**ITEMS**
==============================

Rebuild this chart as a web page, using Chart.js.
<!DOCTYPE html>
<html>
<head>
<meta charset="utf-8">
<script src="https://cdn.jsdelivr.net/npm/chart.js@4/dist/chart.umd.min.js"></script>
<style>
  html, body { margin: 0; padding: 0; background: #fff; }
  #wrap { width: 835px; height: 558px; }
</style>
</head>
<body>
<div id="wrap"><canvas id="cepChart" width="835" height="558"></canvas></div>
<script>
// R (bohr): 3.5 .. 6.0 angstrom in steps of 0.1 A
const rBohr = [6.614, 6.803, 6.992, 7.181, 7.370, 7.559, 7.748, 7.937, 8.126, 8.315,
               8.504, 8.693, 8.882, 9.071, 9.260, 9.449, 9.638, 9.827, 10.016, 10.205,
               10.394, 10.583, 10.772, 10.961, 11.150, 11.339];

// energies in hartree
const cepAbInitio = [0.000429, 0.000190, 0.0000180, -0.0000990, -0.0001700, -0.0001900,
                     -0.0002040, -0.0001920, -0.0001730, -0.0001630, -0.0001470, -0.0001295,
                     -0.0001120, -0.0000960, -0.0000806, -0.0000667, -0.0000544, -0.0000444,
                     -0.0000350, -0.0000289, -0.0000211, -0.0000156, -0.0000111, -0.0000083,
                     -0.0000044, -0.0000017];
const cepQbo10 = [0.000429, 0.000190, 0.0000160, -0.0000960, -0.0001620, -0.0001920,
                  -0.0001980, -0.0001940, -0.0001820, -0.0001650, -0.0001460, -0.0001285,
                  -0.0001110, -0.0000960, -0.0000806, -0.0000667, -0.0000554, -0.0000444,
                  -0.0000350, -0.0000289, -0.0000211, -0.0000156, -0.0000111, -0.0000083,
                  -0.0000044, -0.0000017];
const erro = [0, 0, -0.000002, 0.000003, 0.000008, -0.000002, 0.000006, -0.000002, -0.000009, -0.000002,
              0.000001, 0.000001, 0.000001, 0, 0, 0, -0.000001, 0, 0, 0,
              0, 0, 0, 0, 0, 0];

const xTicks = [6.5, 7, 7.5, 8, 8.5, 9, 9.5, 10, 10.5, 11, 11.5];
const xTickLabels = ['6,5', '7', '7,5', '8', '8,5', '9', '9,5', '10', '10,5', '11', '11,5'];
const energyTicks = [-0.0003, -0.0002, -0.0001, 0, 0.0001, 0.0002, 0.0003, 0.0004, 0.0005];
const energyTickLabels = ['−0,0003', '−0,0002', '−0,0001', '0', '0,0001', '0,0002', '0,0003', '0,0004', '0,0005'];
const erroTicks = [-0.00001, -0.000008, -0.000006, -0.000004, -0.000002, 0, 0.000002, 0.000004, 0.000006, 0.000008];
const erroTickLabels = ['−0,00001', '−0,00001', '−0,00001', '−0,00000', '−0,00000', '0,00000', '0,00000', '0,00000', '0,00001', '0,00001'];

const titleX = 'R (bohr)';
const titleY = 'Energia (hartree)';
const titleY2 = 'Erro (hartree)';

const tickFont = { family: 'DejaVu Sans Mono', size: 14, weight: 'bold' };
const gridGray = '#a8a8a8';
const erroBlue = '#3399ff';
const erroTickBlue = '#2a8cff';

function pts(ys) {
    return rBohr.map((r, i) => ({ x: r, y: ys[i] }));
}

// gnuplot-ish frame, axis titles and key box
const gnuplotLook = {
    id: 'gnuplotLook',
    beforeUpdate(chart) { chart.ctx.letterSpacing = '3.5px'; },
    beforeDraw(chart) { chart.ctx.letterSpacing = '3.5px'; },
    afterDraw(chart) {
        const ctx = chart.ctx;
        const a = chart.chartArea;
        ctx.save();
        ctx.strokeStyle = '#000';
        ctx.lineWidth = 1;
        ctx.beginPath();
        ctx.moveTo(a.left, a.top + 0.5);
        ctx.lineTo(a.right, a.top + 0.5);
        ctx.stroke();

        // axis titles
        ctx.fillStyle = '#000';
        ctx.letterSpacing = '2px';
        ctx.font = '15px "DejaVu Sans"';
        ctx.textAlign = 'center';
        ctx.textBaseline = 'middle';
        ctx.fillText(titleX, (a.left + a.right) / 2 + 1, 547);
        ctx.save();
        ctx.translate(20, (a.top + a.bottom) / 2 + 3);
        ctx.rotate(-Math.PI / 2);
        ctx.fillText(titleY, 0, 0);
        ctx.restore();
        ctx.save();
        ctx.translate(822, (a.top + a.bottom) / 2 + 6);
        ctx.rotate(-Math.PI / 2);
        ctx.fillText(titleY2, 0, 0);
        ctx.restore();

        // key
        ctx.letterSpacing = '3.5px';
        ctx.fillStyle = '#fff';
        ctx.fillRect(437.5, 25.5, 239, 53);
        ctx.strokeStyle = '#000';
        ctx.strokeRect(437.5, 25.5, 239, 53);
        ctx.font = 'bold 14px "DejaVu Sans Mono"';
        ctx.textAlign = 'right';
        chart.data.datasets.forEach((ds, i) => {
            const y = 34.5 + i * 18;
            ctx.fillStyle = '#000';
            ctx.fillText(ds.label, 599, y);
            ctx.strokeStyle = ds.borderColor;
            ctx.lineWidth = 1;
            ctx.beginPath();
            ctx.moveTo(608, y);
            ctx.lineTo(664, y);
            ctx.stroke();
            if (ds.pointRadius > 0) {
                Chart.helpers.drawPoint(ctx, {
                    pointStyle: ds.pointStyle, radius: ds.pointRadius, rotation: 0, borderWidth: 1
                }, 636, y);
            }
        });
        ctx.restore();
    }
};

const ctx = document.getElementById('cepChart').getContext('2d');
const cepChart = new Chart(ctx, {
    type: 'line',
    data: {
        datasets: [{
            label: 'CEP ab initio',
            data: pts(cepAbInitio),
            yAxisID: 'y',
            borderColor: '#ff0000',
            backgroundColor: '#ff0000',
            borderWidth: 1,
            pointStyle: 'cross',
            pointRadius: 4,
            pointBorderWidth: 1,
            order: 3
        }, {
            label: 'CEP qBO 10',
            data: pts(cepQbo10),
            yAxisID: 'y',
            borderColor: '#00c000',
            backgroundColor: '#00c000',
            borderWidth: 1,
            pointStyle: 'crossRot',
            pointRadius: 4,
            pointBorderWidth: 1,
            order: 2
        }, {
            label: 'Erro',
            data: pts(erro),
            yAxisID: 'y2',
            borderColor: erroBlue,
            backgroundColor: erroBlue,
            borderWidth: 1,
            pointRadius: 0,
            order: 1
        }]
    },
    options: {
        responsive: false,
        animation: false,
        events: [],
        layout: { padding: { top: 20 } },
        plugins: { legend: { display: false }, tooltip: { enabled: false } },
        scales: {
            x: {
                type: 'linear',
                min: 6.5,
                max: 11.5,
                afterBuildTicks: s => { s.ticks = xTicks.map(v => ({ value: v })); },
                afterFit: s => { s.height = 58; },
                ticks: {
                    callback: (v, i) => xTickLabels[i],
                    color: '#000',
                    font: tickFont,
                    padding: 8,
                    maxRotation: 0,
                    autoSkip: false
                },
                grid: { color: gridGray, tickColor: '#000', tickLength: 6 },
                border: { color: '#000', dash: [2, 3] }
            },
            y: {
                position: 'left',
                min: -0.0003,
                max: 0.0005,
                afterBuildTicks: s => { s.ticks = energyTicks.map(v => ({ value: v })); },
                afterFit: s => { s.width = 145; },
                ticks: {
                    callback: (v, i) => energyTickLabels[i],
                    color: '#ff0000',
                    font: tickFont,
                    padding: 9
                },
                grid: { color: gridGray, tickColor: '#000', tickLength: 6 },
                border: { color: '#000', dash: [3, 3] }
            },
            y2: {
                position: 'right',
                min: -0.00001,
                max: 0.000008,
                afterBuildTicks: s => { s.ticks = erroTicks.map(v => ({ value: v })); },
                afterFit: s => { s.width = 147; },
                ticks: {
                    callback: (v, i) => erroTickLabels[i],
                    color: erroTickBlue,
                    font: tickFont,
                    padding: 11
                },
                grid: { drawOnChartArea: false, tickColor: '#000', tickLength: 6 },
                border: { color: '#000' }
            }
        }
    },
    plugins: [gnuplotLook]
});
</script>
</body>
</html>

==============================

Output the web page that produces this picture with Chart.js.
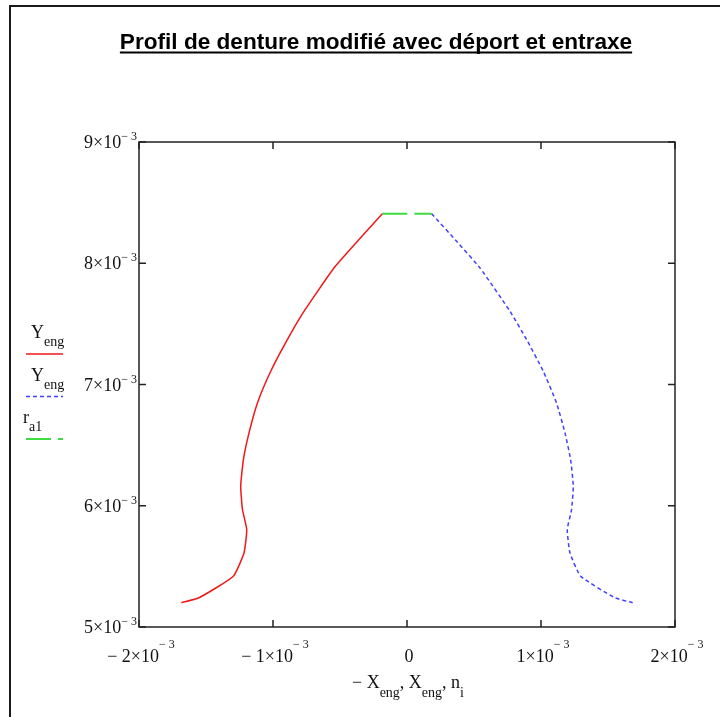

==============================

**OBJECTIVE**
Read the entries and select each line where the word "page" is found.

**EXPECTED ANSWER**
Rebuild this chart as a web page, using Chart.js.
Output the web page that produces this picture with Chart.js.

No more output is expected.